Engineers Without Borders works to help Tanzanian school


Rohan Escobar (left), senior electrical engineering major, hands an NIU bag to Jacqueline Frank (center) of Nyegina Secondary School. Dr. Andrew Otieno (right) challenged the students to find out where Belize was and awarded them with prizes. 

By Ross Hettel

A high school in Tanzania has student organization Engineers Without Borders to thank for its donation of free time and technical knowledge to improving the 600-person school.

Two years into the five-year commitment of working with the school, the engineers have already helped design and build solar lighting.

With plans to return over winter break, their next task is improving the energy efficiency by building wood stoves and solar water heaters.

Project leader Joshua Ott said the wood stoves will decrease their energy usage because they retain more heat. Solar water heaters save energy as well by decreasing the amount of energy needed to boil water, Ott said. Cooking is one of the main uses of electricity, which is expensive

in Tanzania.

Even over improvements made to the school, sustainability is the main focus, said group president Alan Hurt.

To help achieve this, Engineers Without Borders only uses materials bought in Tanzania. This generates income for the local economy and provides work for inhabitants, Hurt said.

The school’s residents also learn the concept behind the projects as well as help build them.

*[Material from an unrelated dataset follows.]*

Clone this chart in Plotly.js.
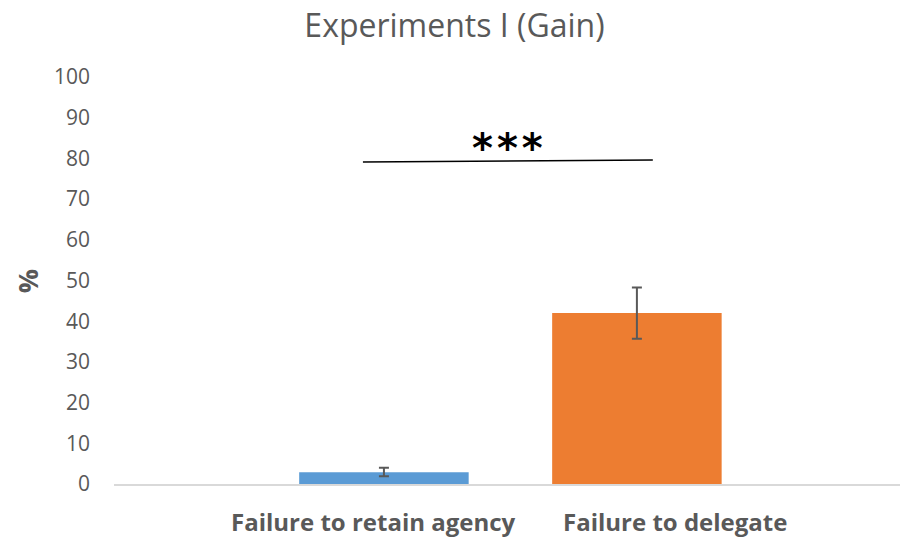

The goal is for the school to be self-sufficient after five years, said group adviser Andrew Otieno. Engineers Without Borders set goals for the project and after five years, the school is on its own, he said.

Students who would like to help with the project can visit the Engineers Without Borders website.

Engineers Without Borders accepts any student looking to join regardless of their major, Andrew Otieno said.